Even though it was once one of the drugs of choice of athletes prepared to cheat and risk blood clots, strokes and other potentially fatal health problems, little scientific testing has been done to support the claims made about it.

The new study sought to do just that with two groups of amateur cyclists given the hormone or a placebo over an eight-week period and then asked to cycle 110km before a race up the towering Mount Ventoux, one of the toughest challenges in the sport which regularly features in the Tour.

The researchers found EPO, a hormone involved in the production of red blood cells, made no difference to the cyclists’ performance in the race, although it did have an effect in laboratory fitness tests to the point of exhaustion.

Most of the cyclists themselves did not seem to notice any boost to their training.
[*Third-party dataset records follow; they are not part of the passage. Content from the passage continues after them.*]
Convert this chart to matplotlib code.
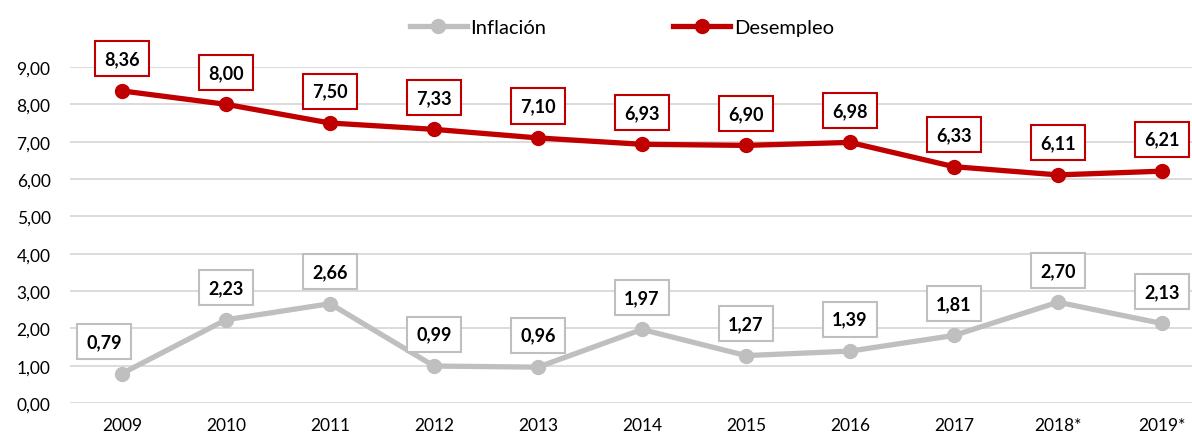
import matplotlib.pyplot as plt

years = ["2009", "2010", "2011", "2012", "2013", "2014", "2015", "2016", "2017", "2018*", "2019*"]
inflacion = [0.79, 2.23, 2.66, 0.99, 0.96, 1.97, 1.27, 1.39, 1.81, 2.70, 2.13]
desempleo = [8.36, 8.00, 7.50, 7.33, 7.10, 6.93, 6.90, 6.98, 6.33, 6.11, 6.21]
yticks = [0, 1, 2, 3, 4, 5, 6, 7, 8, 9]

GRAY = "#BFBFBF"
RED = "#C00000"

plt.rcParams['font.family'] = ['Lato', 'DejaVu Sans']

fig = plt.figure(figsize=(11.92, 4.39), dpi=100)
ax = fig.add_axes([70 / 1192, 1 - 404 / 439, 1 - 70 / 1192, (404 - 68) / 439])

x = list(range(len(years)))
ax.plot(x, inflacion, color=GRAY, lw=3.8, marker='o', ms=10, label="Inflación", zorder=3)
ax.plot(x, desempleo, color=RED, lw=3.8, marker='o', ms=10, label="Desempleo", zorder=3)


def fmt(v):
    return f"{v:.2f}".replace(".", ",")


# data labels in boxes above each point
for i, (a, b) in enumerate(zip(inflacion, desempleo)):
    dx = -13 if i == 0 else 0
    ax.annotate(fmt(a), (i, a), xytext=(dx, 23), textcoords='offset points', ha='center', va='center',
                fontsize=13, fontweight='bold', annotation_clip=False,
                bbox=dict(boxstyle='square,pad=0.5', fc='white', ec=GRAY, lw=1.5))
    ax.annotate(fmt(b), (i, b), xytext=(0, 23), textcoords='offset points', ha='center', va='center',
                fontsize=13, fontweight='bold', annotation_clip=False,
                bbox=dict(boxstyle='square,pad=0.5', fc='white', ec=RED, lw=1.5))

ax.set_xlim(-0.5, (1192 - 122) / 104)
ax.set_ylim(0, 9)
ax.set_yticks(yticks)
ax.set_yticklabels([fmt(v) for v in yticks])
ax.set_xticks(x)
ax.set_xticklabels(years)
ax.grid(axis='y', color='#D9D9D9', lw=1.3)
ax.set_axisbelow(True)
for s in ax.spines.values():
    s.set_visible(False)
ax.tick_params(length=0, labelsize=12.5, colors='#000000')
ax.tick_params(axis='x', pad=10)
ax.tick_params(axis='y', pad=14)

fig.legend(loc='center', bbox_to_anchor=(622 / 1192, 1 - 28 / 439), ncol=2, frameon=False,
           fontsize=14.5, handlelength=2.8, handletextpad=0.2, columnspacing=6.3)

fig.savefig("out.png", dpi=100)
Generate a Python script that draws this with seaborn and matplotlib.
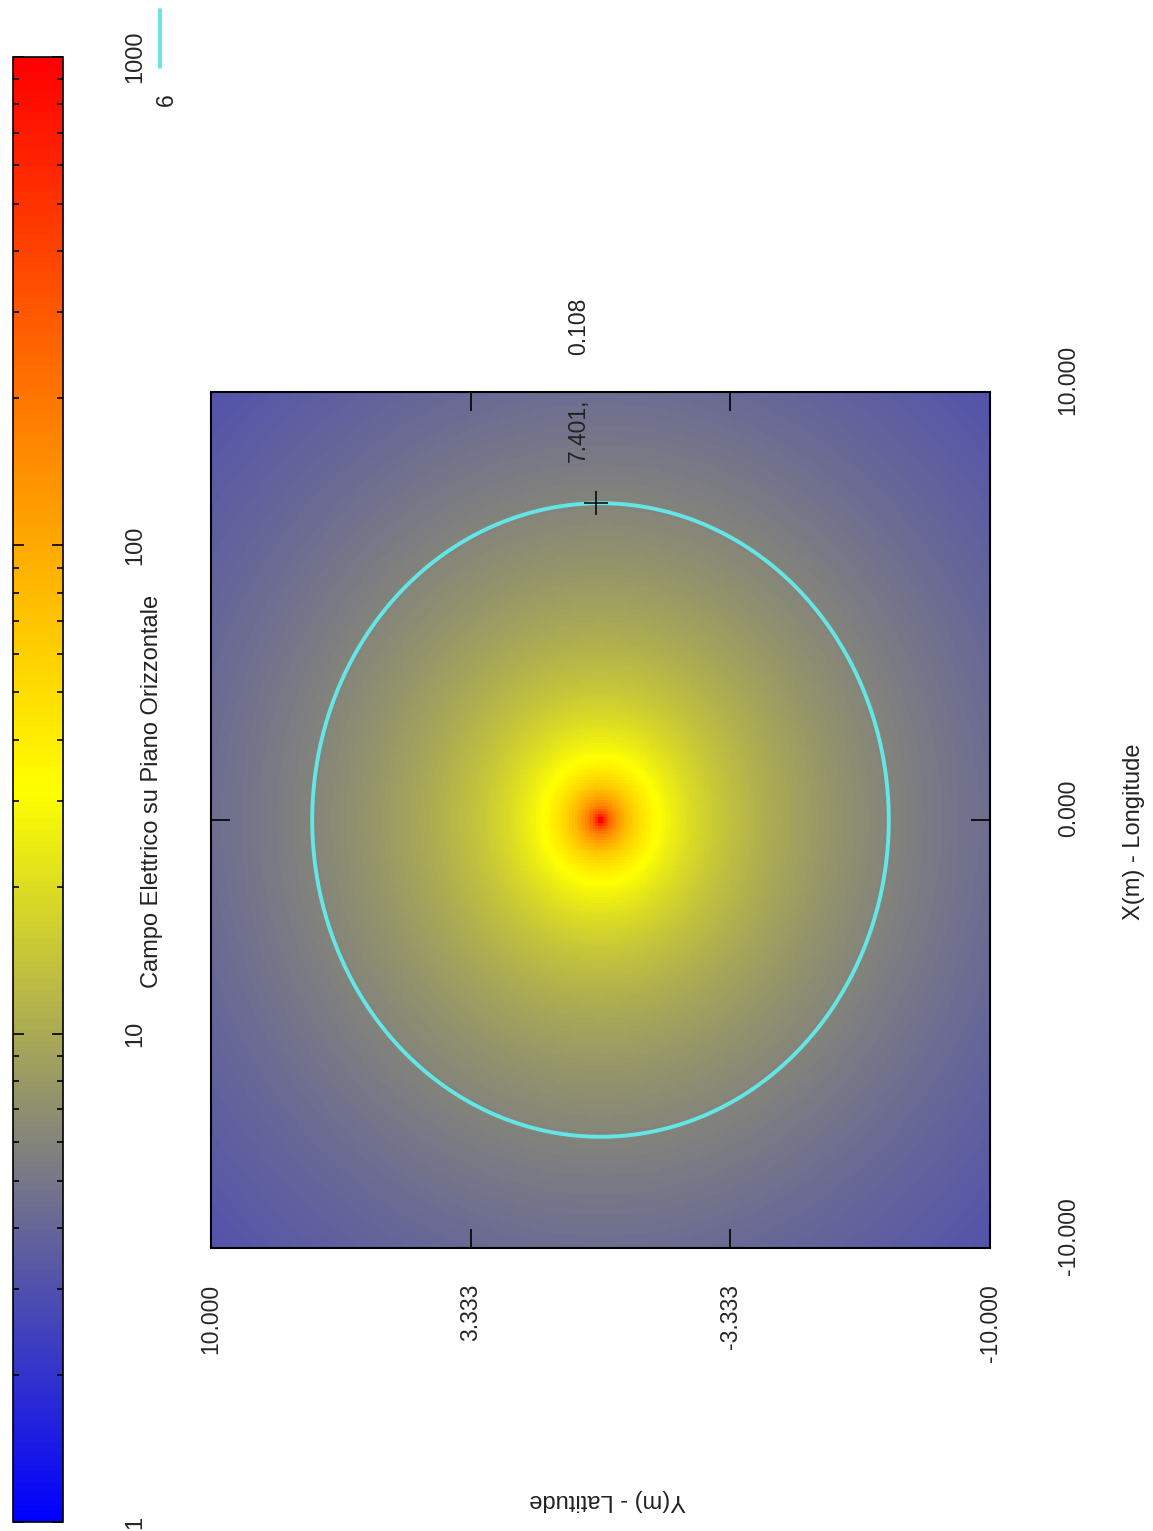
import numpy as np
import pandas as pd
import seaborn as sns
import matplotlib.pyplot as plt
from matplotlib.colors import LinearSegmentedColormap, LogNorm
from matplotlib.lines import Line2D
from matplotlib.ticker import LogLocator
from matplotlib import transforms

# radial profile of the field (distance from source [m], field value)
radius = [0.05, 0.15, 0.5, 1.25, 3.0, 7.401, 10.0, 14.14]
field = [1000, 420, 115, 38, 15, 6, 4.4, 3.1]

x_ticks = [-10.0, 0.0, 10.0]            # X(m) - Longitude
y_ticks = [10.0, 3.333, -3.333, -10.0]  # Y(m) - Latitude
cbar_ticks = [1, 10, 100, 1000]
contour_level = 6
probe_x, probe_y = 7.401, 0.108
title = "Campo Elettrico su Piano Orizzontale"

W, H = 1153, 1531
n = 300
cyan = "#62e6e6"
fs_tick = 16.5
fs_lab = 17

# grid: rows = X from +10 (top) to -10, columns = Y from +10 (left) to -10
xs = 10 - (np.arange(n) + 0.5) * 20 / n
ys = 10 - (np.arange(n) + 0.5) * 20 / n
R = np.hypot(xs[:, None], ys[None, :])
logE = np.interp(np.log10(np.clip(R, radius[0], None)), np.log10(radius), np.log10(field))
df = pd.DataFrame(10 ** logE, index=np.round(xs, 3), columns=np.round(ys, 3))

def col(v):
    return (10 - v) / 20 * n

def row(u):
    return (10 - u) / 20 * n

sns.set_theme(style="white")
plt.rcParams["font.family"] = ["Liberation Sans", "DejaVu Sans"]
plt.rcParams["font.size"] = fs_tick
plt.rcParams["text.color"] = "#222222"

cmap = LinearSegmentedColormap.from_list(
    "gp", [(0.0, "#0000ff"), (0.25, "#808080"), (0.5, "#ffff00"), (1.0, "#ff0000")])

fig = plt.figure(figsize=(W / 100, H / 100), dpi=100)
ax = fig.add_axes([211 / W, 1 - 1248 / H, 779 / W, 856 / H])
cax = fig.add_axes([13 / W, 1 - 1522 / H, 50 / W, 1465 / H])

sns.heatmap(df, ax=ax, cbar_ax=cax, cmap=cmap, norm=LogNorm(1, 1000),
            xticklabels=False, yticklabels=False, rasterized=True)
ax.set_axisbelow(False)
cax.set_axisbelow(False)

for s in ax.spines.values():
    s.set_visible(True)
    s.set_color("black")
    s.set_linewidth(1.5)

# contour of the level 6
ax.contour(np.arange(n) + 0.5, np.arange(n) + 0.5, df.values,
           levels=[contour_level], colors=cyan, linewidths=2.8)

# probe point
px, py = col(probe_y), row(probe_x)
ax.plot(px, py, marker="+", ms=17, mew=1.1, color="black")
ax.annotate(f"{probe_x:.3f},", xy=(px, py), xytext=(-18, 41), textcoords="offset pixels",
            rotation=90, ha="center", va="bottom", fontsize=fs_tick)
ax.annotate(f"{probe_y:.3f}", xy=(px, py), xytext=(-18, 148), textcoords="offset pixels",
            rotation=90, ha="center", va="bottom", fontsize=fs_tick)

# ticks
ax.set_xticks([col(v) for v in y_ticks])
ax.set_xticklabels([f"{v:.3f}" for v in y_ticks])
ax.set_yticks([row(u) for u in x_ticks])
ax.set_yticklabels([f"{u:.3f}" for u in x_ticks])
ax.tick_params(axis="both", direction="in", length=14, width=1.2, color="black",
               top=True, bottom=True, left=True, right=True,
               labelleft=False, labelright=True, labelsize=fs_tick)
ax.tick_params(axis="x", pad=26)
ax.tick_params(axis="y", pad=48)
for lab in ax.get_xticklabels():
    lab.set_rotation(90)
    lab.set_ha("center")
    lab.set_va("top")
for lab in ax.get_yticklabels():
    lab.set_rotation(90)
    lab.set_ha("left")
    lab.set_va("center")
    lab.set_transform(lab.get_transform() +
                      transforms.ScaledTranslation(0, 0.12, fig.dpi_scale_trans))

# colorbar
cbar = ax.collections[0].colorbar
cbar.set_ticks(cbar_ticks)
cbar.set_ticklabels([str(t) for t in cbar_ticks])
cax.yaxis.set_minor_locator(LogLocator(subs=range(2, 10)))
cax.tick_params(which="both", direction="in", left=True, right=True, color="black",
                width=1.2, pad=44, labelsize=fs_lab)
cax.tick_params(which="major", length=8)
cax.tick_params(which="minor", length=4)
for lab in cax.get_yticklabels():
    lab.set_rotation(90)
    lab.set_va("center")
    lab.set_ha("left")
cbar.outline.set_edgecolor("black")
cbar.outline.set_linewidth(1.2)

# titles and labels
fig.text(152 / W, 1 - 791 / H, title, rotation=90, ha="center", va="center", fontsize=fs_lab)
fig.text(1134 / W, 1 - 832 / H, "X(m) - Longitude", rotation=90, ha="center", va="center", fontsize=fs_lab)
fig.text(608 / W, 1 - 1500 / H, "Y(m) - Latitude", rotation=180, ha="center", va="center", fontsize=fs_lab)

# key
fig.add_artist(Line2D([160 / W, 160 / W], [1 - 10 / H, 1 - 67 / H], color=cyan, lw=2.8))
fig.text(166 / W, 1 - 100 / H, str(contour_level), rotation=90, ha="center", va="center", fontsize=fs_tick)

fig.savefig("out.png", dpi=100)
Nine out of 23 in the EPO group thought they had been given the drug, compared to six out of the 24 in the placebo group.

Writing in the journal The Lancet, the researchers said: “We showed that it is possible to test potential doping substances in well-controlled clinical trials and that results are much less pronounced than claimed in popular literature and accounts.

“Overall, the results of our study showed that [EPO] treatment enhanced performance in well-trained cyclists in a laboratory-based maximal exercise test leading to exhaustion, but did not improve submaximal exercise test or road race performance.

“The goal of using [EPO] in professional sports is to improve performance during road races, not in maximal exercise tests.”

Armstrong’s seven Tour de France wins made him the most successful cyclist in the event’s history – until he lost all of them after a US Anti-Doping Agency investigation in 2011 and 2012 found he had used banned substances during his career.

His astonishing success on the road, coupled with his recovery from testicular cancer in his mid-20s, had made him one of the highest-profile sportspeople on the planet. About 80 million of his yellow ‘LiveStrong’ wristbands, developed with Nike, were sold to raise money for charity.

Armstrong finally admitted he had taken drugs in an interview with Oprah Winfrey in 2013.

Jules Heuberger, of the Centre for Human Drug Research in The Netherlands, told The Daily Telegraph: “It’s just tragic to lose your career for something that doesn’t work, to lose seven yellow jerseys for a drug that has no effect.”

For the record, the placebo group’s average time of 1:40:15 up Mount Ventoux was actually 17 seconds faster than the EPO group.